Untuk beberapa orang, memperoleh tanggung jawab kebebasan memilih dengan akal merupakan hal yang menakutkan. Mereka mencampakkan akal mereka untuk berpikir dan mengambil akal orang lain untuk menghela dirinya. Mereka takut untuk menggunakan akal mereka. Mereka takut terhadap pemikiran-pemikiran bebas mereka sendiri. Atau, pada sebagian lainnya, mereka membiarkan orang lain untuk menentukan keputusan-keputusan dalam hidup mereka. Mereka tidak mau menentukan pilihan dalam menjalani hidup. Mungkin mereka takut untuk menerima konsekuensi-konsekuensi dari keputusan mereka.

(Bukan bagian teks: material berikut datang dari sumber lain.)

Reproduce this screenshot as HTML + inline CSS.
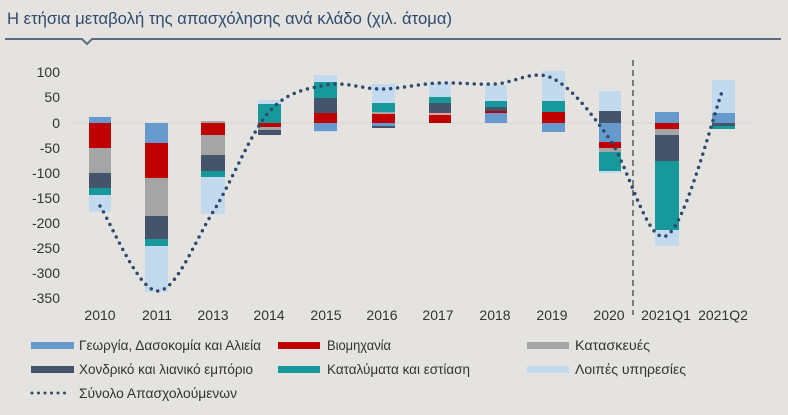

Mempraktekan aude sapere memang seperti tersesat sendirian di dalam hutan tanpa peta dan hanya dengan berbekal kompas akal kita, yang bahkan kita sendiri tidak yakin kebenarannya. Tetapi, bahkan ketika kita akan mengikuti peta yang kita peroleh dari orang lain, atau mengikuti jejak orang yang lewat sebelumnya, akal kita harus terus diaktifkan untuk terus mengkritisi kebenaran peta atau jejak itu.

Toh kita hidup di bawah matahari yang sama. Menurut kebijakan cina kuno, dia yang bergerak menuju cahaya tidak memerlukan kerlip dupa. Yang diperlukan hanyalah ‘mata’ - yang dimiliki oleh semua orang - untuk melihat cahaya, dan kemauan untuk berjalan ke arah sana. Tercapai atau tidaknya sendiri tidak pernah menjadi hal penting. Karena perjalanan ini sendiri merupakan perjalanan yg tidak pernah berakhir, sejak jaman purba hingga nanti.

Hal ini berdasarkan keyakinan akan kemungkinan manusia untuk benar dan salah, siapapun itu. Sesuai dengan konsep manusia dalam hampir seluruh agama, manusia adalah sebuah potensi, dan mengabaikan potensi itu dengan mematikan akal atau dengan membuang hak untuk menentukan keputusan berdasarkan pilihan bebas, adalah mensia-siakan anugerah Tuhan dan mensia-siakan kemanusian itu sendiri.